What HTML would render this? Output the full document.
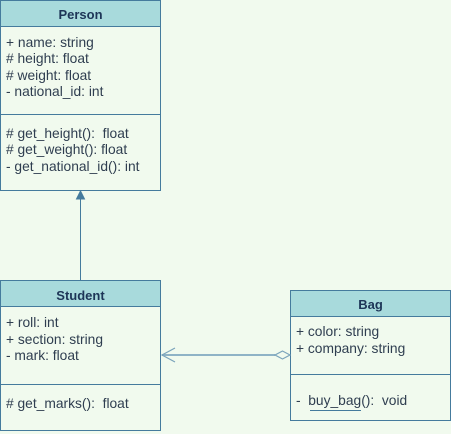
<!DOCTYPE html>
<html><head><meta charset="utf-8"><style>
html,body{margin:0;padding:0;background:#f1faee;}
svg{display:block;}
text{font-family:"Liberation Sans",Arial,sans-serif;font-size:13.8px;fill:#2f3e50;white-space:pre;}
.h{font-weight:bold;fill:#1d3557;font-size:13px;}
</style></head><body>
<svg width="451" height="434" viewBox="0 0 451 434" xmlns="http://www.w3.org/2000/svg" xml:space="preserve">
<rect width="451" height="434" fill="#f1faee"/>
<!-- Person -->
<rect x="0.5" y="0.5" width="160" height="190" fill="#f1faee" stroke="#457b9d"/>
<rect x="0.5" y="0.5" width="160" height="26" fill="#a8dadc" stroke="#457b9d"/>
<line x1="0" y1="114.5" x2="161" y2="114.5" stroke="#457b9d"/>
<text class="h" x="80.5" y="19" text-anchor="middle">Person</text>
<text x="6" y="47">+ name: string</text>
<text x="6" y="63"># height: float</text>
<text x="6" y="80"># weight: float</text>
<text x="6" y="96">- national_id: int</text>
<text x="6" y="138"># get_height():  float</text>
<text x="6" y="154"># get_weight(): float</text>
<text x="6" y="171">- get_national_id(): int</text>
<!-- inheritance -->
<line x1="80.5" y1="198" x2="80.5" y2="280" stroke="#457b9d"/>
<polygon points="80.5,191 76.5,199 84.5,199" fill="#457b9d" stroke="#457b9d"/>
<!-- Student -->
<rect x="0.5" y="280.5" width="160" height="150" fill="#f1faee" stroke="#457b9d"/>
<rect x="0.5" y="280.5" width="160" height="26" fill="#a8dadc" stroke="#457b9d"/>
<line x1="0" y1="384.5" x2="161" y2="384.5" stroke="#457b9d"/>
<text class="h" x="80.5" y="300" text-anchor="middle">Student</text>
<text x="6" y="327">+ roll: int</text>
<text x="6" y="344">+ section: string</text>
<text x="6" y="360">- mark: float</text>
<text x="6" y="408"># get_marks():  float</text>
<!-- Bag -->
<rect x="290.5" y="290.5" width="160" height="130" fill="#f1faee" stroke="#457b9d"/>
<rect x="290.5" y="290.5" width="160" height="26" fill="#a8dadc" stroke="#457b9d"/>
<line x1="290" y1="374.5" x2="451" y2="374.5" stroke="#457b9d"/>
<text class="h" x="370.5" y="309" text-anchor="middle">Bag</text>
<text x="296" y="336">+ color: string</text>
<text x="296" y="353">+ company: string</text>
<text x="296" y="405">-  buy_bag():  void</text>
<line x1="310" y1="410.5" x2="361" y2="410.5" stroke="#457b9d"/>
<!-- association -->
<line x1="162" y1="355" x2="275" y2="355" stroke="#8fb3c6" stroke-width="2"/>
<polyline points="175,348 162,355 175,362" fill="none" stroke="#7aa3bb" stroke-width="1.2"/>
<polygon points="290,355 282.5,351 275,355 282.5,359" fill="#f1faee" stroke="#7aa3bb" stroke-width="1.2"/>
</svg>
</body></html>
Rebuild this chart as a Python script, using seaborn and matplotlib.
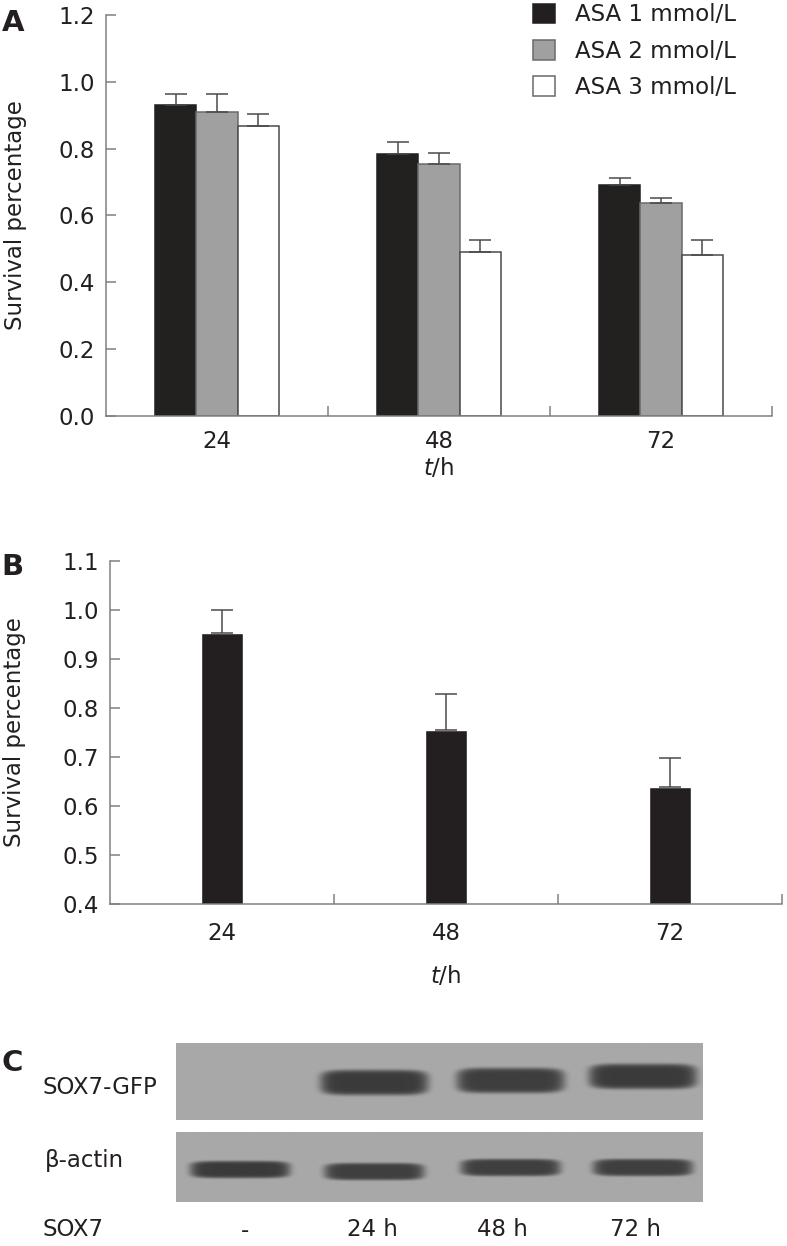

=====

• **WHAT IS REQUIRED**
Copy the records word for word, leaving no picture in the copy.

• **TASK OUTPUT**
What HTML would render this? Output the full document.
<!DOCTYPE html>
<html><head><meta charset="utf-8"><style>
html,body{margin:0;padding:0;background:#f1faee;}
svg{display:block;}
text{font-family:"Liberation Sans",Arial,sans-serif;font-size:13.8px;fill:#2f3e50;white-space:pre;}
.h{font-weight:bold;fill:#1d3557;font-size:13px;}
</style></head><body>
<svg width="451" height="434" viewBox="0 0 451 434" xmlns="http://www.w3.org/2000/svg" xml:space="preserve">
<rect width="451" height="434" fill="#f1faee"/>
<!-- Person -->
<rect x="0.5" y="0.5" width="160" height="190" fill="#f1faee" stroke="#457b9d"/>
<rect x="0.5" y="0.5" width="160" height="26" fill="#a8dadc" stroke="#457b9d"/>
<line x1="0" y1="114.5" x2="161" y2="114.5" stroke="#457b9d"/>
<text class="h" x="80.5" y="19" text-anchor="middle">Person</text>
<text x="6" y="47">+ name: string</text>
<text x="6" y="63"># height: float</text>
<text x="6" y="80"># weight: float</text>
<text x="6" y="96">- national_id: int</text>
<text x="6" y="138"># get_height():  float</text>
<text x="6" y="154"># get_weight(): float</text>
<text x="6" y="171">- get_national_id(): int</text>
<!-- inheritance -->
<line x1="80.5" y1="198" x2="80.5" y2="280" stroke="#457b9d"/>
<polygon points="80.5,191 76.5,199 84.5,199" fill="#457b9d" stroke="#457b9d"/>
<!-- Student -->
<rect x="0.5" y="280.5" width="160" height="150" fill="#f1faee" stroke="#457b9d"/>
<rect x="0.5" y="280.5" width="160" height="26" fill="#a8dadc" stroke="#457b9d"/>
<line x1="0" y1="384.5" x2="161" y2="384.5" stroke="#457b9d"/>
<text class="h" x="80.5" y="300" text-anchor="middle">Student</text>
<text x="6" y="327">+ roll: int</text>
<text x="6" y="344">+ section: string</text>
<text x="6" y="360">- mark: float</text>
<text x="6" y="408"># get_marks():  float</text>
<!-- Bag -->
<rect x="290.5" y="290.5" width="160" height="130" fill="#f1faee" stroke="#457b9d"/>
<rect x="290.5" y="290.5" width="160" height="26" fill="#a8dadc" stroke="#457b9d"/>
<line x1="290" y1="374.5" x2="451" y2="374.5" stroke="#457b9d"/>
<text class="h" x="370.5" y="309" text-anchor="middle">Bag</text>
<text x="296" y="336">+ color: string</text>
<text x="296" y="353">+ company: string</text>
<text x="296" y="405">-  buy_bag():  void</text>
<line x1="310" y1="410.5" x2="361" y2="410.5" stroke="#457b9d"/>
<!-- association -->
<line x1="162" y1="355" x2="275" y2="355" stroke="#8fb3c6" stroke-width="2"/>
<polyline points="175,348 162,355 175,362" fill="none" stroke="#7aa3bb" stroke-width="1.2"/>
<polygon points="290,355 282.5,351 275,355 282.5,359" fill="#f1faee" stroke="#7aa3bb" stroke-width="1.2"/>
</svg>
</body></html>
Rebuild this chart as a Python script, using seaborn and matplotlib.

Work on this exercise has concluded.